Given the history of Ford Nation, as he and his brother have been so amusingly called, that should have been enough to persuade Ontario voters to look elsewhere: after all, we are living in the 21st century, and this guy is vowing to abolish the carbon tax, to lower all taxes, to ignore everything we know about the climate problems threatening the globe, all the while claiming, as Trump has claimed,  to be representing ”the little guy.”
No, no, no one could fall for such a crude political presentation, I thought, this isn’t serious. Is it?  Is it?
Within 15 minutes of the polls closing, the Ford Nation had achieved so resounding a victory that the CBC was able to announce he had won a Conservative majority government for the first time since 1999 or thereabouts.

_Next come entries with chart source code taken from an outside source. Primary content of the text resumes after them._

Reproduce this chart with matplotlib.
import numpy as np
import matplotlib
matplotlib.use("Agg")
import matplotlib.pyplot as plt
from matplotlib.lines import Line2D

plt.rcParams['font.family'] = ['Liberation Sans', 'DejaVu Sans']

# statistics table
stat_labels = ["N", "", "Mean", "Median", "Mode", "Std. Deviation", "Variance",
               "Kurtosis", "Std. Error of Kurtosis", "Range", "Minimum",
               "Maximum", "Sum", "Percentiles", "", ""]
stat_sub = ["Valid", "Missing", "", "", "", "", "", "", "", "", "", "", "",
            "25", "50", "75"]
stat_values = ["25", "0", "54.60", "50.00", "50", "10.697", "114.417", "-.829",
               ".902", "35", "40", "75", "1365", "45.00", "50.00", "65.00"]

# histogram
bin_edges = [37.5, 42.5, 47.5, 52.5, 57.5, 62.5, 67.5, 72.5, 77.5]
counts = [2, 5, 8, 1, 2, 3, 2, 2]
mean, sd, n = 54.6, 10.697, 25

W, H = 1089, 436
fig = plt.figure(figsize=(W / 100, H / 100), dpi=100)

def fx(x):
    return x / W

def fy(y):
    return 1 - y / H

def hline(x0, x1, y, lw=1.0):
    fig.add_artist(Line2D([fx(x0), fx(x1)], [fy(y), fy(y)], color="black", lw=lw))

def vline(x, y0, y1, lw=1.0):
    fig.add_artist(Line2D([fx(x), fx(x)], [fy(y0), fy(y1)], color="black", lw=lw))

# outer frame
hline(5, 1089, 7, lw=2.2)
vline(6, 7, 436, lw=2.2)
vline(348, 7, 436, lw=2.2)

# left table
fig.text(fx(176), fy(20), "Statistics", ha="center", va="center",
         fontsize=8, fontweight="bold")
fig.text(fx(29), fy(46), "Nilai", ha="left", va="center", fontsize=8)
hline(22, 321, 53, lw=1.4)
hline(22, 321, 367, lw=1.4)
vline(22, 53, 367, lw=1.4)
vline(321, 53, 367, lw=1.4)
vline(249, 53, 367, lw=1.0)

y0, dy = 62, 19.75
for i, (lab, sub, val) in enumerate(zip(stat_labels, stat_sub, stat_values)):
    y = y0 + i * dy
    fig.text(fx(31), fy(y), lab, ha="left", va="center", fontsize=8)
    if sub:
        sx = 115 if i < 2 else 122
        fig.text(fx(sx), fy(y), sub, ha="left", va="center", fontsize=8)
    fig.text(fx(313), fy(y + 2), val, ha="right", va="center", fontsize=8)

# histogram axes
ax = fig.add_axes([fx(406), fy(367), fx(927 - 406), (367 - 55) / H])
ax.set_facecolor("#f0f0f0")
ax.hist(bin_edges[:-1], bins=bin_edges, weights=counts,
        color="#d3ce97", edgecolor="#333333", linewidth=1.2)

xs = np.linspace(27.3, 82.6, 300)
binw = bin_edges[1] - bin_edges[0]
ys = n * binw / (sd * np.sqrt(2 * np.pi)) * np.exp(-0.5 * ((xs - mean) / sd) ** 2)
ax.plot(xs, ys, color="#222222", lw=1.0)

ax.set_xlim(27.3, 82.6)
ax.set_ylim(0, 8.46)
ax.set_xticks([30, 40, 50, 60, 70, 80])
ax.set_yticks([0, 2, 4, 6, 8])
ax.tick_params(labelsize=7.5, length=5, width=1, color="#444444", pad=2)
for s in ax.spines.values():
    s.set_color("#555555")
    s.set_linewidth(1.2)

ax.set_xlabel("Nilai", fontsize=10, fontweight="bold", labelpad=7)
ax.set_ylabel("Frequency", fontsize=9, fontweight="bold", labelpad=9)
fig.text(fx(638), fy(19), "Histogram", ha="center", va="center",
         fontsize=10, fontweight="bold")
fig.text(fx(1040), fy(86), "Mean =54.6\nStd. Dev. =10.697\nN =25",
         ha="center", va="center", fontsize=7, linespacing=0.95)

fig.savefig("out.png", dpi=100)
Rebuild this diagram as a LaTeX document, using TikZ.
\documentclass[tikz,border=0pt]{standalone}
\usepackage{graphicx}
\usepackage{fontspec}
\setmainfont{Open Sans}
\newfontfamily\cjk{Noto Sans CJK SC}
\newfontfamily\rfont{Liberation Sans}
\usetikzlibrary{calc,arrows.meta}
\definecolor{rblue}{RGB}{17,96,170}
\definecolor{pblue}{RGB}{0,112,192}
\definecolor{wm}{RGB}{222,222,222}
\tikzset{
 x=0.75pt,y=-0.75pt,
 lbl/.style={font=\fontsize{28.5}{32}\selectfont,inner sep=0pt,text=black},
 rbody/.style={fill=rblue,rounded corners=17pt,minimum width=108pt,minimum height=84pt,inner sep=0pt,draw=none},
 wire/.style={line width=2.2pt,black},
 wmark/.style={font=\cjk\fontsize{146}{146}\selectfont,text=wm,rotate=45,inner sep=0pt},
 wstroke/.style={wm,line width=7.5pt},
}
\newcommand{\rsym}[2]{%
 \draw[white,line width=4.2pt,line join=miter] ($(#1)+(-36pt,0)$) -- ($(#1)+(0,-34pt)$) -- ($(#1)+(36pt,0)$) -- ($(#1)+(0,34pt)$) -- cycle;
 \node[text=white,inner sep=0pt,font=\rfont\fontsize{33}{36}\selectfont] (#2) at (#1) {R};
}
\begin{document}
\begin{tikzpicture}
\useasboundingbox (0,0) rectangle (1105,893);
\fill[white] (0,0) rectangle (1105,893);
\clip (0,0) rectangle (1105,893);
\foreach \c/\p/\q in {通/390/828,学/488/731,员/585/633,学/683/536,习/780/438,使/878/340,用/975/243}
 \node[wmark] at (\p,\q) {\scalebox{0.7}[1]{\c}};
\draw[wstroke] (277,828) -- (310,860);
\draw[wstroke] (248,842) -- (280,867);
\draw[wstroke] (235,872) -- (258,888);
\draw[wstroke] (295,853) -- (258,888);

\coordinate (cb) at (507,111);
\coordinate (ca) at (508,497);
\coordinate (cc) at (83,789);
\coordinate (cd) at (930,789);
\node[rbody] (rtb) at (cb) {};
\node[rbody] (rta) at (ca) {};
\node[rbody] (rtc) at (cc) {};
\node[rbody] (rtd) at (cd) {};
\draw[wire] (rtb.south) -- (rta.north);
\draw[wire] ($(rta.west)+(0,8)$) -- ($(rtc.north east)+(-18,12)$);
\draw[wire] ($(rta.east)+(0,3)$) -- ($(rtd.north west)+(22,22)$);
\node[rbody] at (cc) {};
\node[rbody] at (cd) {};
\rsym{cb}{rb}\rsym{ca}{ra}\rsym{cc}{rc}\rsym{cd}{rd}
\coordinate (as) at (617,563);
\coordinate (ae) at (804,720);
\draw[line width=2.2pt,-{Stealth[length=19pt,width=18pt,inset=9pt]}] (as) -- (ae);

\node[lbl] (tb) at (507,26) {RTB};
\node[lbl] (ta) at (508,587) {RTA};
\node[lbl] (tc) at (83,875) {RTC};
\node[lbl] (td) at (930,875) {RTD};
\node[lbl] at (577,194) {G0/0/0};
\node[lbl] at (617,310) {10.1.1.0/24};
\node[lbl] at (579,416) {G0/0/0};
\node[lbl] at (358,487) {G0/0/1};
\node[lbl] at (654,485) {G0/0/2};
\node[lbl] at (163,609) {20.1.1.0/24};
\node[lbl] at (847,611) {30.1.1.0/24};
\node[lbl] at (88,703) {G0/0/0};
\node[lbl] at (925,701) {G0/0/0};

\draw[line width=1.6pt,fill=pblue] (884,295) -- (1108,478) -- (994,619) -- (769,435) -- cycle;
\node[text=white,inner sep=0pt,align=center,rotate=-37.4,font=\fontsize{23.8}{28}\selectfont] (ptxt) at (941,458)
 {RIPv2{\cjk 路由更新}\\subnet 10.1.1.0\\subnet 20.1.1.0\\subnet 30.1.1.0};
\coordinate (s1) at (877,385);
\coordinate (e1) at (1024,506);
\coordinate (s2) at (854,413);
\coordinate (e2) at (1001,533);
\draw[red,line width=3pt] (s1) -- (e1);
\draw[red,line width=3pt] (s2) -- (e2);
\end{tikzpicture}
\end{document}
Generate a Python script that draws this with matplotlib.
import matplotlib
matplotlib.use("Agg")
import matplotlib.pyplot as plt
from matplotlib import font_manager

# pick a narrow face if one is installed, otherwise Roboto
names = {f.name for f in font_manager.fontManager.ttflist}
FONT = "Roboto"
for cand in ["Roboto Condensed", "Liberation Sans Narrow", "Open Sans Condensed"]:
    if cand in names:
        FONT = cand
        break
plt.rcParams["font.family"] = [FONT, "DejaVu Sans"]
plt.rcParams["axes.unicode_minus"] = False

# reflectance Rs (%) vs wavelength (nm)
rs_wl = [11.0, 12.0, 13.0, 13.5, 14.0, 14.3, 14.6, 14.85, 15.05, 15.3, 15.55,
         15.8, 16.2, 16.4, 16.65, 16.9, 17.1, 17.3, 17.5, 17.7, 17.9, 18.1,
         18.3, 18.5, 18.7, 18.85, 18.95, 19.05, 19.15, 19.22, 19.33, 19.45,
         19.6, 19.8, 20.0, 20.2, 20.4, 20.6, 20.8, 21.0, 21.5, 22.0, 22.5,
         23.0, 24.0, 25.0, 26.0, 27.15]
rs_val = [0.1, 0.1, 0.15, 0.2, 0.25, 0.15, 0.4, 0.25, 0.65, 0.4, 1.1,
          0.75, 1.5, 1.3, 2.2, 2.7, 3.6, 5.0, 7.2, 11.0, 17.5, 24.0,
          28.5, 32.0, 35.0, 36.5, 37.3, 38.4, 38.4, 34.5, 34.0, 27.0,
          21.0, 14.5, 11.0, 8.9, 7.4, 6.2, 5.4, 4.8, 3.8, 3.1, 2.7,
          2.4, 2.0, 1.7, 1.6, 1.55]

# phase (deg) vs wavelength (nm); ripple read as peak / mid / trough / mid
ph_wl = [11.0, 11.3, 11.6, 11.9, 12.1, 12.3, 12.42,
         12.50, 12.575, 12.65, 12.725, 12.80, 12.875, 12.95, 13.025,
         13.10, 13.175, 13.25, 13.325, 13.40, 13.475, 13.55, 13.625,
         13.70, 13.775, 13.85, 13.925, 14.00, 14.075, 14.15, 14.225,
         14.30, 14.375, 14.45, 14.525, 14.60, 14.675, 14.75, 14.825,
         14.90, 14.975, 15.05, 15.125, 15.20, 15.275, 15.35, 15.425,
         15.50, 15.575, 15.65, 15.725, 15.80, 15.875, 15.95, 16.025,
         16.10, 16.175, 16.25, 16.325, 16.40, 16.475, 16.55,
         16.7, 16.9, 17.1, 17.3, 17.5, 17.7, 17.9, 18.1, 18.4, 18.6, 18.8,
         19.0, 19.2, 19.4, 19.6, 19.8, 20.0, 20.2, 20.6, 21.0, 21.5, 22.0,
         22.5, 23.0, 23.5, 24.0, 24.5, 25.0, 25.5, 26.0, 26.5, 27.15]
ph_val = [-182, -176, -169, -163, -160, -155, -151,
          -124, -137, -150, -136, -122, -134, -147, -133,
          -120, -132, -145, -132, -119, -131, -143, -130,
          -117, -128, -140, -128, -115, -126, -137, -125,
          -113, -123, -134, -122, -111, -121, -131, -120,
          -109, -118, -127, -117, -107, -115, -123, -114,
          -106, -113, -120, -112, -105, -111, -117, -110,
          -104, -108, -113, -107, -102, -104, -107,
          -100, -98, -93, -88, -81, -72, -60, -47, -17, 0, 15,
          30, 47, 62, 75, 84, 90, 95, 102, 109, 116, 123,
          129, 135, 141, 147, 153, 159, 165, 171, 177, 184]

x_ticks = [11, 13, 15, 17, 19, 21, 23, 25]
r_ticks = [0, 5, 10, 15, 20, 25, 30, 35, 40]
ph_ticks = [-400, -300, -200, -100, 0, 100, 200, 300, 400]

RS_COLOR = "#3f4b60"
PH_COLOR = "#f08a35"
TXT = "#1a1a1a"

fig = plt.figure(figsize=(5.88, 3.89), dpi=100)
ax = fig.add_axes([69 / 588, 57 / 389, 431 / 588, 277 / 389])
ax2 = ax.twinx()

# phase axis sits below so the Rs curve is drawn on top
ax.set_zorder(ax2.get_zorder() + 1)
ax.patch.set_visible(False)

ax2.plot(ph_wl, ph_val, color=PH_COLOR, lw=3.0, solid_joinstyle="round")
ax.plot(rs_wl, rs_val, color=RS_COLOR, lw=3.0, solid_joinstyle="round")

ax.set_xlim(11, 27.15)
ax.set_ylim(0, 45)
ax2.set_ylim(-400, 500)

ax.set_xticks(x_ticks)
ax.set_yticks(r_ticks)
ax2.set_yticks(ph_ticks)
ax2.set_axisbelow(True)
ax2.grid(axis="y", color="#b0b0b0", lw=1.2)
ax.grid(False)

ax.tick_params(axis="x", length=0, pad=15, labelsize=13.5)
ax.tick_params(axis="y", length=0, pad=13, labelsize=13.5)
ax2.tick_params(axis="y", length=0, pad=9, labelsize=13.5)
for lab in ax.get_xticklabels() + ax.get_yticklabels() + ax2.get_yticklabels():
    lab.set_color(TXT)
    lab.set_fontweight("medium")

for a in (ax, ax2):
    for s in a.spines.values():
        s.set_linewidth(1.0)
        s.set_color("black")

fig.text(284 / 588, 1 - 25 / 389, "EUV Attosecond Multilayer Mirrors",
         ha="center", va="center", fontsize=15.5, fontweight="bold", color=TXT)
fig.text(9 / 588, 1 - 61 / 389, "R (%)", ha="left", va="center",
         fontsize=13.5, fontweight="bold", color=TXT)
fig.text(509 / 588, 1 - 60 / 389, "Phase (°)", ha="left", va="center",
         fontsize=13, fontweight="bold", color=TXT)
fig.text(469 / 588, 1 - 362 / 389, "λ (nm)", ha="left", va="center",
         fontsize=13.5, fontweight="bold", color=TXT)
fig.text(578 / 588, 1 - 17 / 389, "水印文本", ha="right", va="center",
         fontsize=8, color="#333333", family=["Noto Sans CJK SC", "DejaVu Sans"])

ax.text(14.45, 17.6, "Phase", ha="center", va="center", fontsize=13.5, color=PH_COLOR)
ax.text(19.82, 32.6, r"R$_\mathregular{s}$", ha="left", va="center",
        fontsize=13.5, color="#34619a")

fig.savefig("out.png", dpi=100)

I have been watching election broadcasts all my life, and I invariably hang in to the end, waiting until each of the candidates has either declared victory or conceded defeat, a habit I have followed in spite of my distaste for the endless prognosticating of the commentariat. But as soon as I heard that incredible news, I transformed myself into a Quebecer, to whom this massive setback to the civilized Canada I had always half-admired means nothing, and retired to bed.
It is the following morning, and I haven’t been able to face more commentary about this event. As I have often observed, there is nothing so indecent, no idea so fatuous, that it does not attract a following of enthusiastic idiots (the template is the post-war educated, cultured nation of Germany, the homeland of Beethoven and Bach, which allowed itself to fall under the spell of an obsessed, murderous, thuggish gang that took xenophobia to the very limits of imagination, and yet who won enthusiastic support from the population.)
This event in Ontario lies literally beyond the parameters of my political world. I sit here musing about this democracy that is so endlessly prated about by the wealth-owning media. I have never been entirely sold on the idea of democracy in politics, certainly not when it is propagated as the answer to the problems of every nation and every people everywhere. Its one virtue is that it tends not to lock up people for their political beliefs, although the current situation in the United States, where democracy is as a religion, with prisons full of millions of black men and women, is surely just a political repression under another guise.
I think of Europe, struggling so manfully in the 70-odd years since the Second World War to put their endless wars behind them,  and create a united population, only for it to begin to fray under right-wing attacks by xenophobes and nationalists. I think of Latin America, having so painfully struggled free from the reactionary rule of American and European money, gradually drifting under democratic voting, back towards the old ways of political murder gangs and state-sponsored executions.
Democracy every way, democracy everywhere. Oh, yeah, what a great future lies ahead.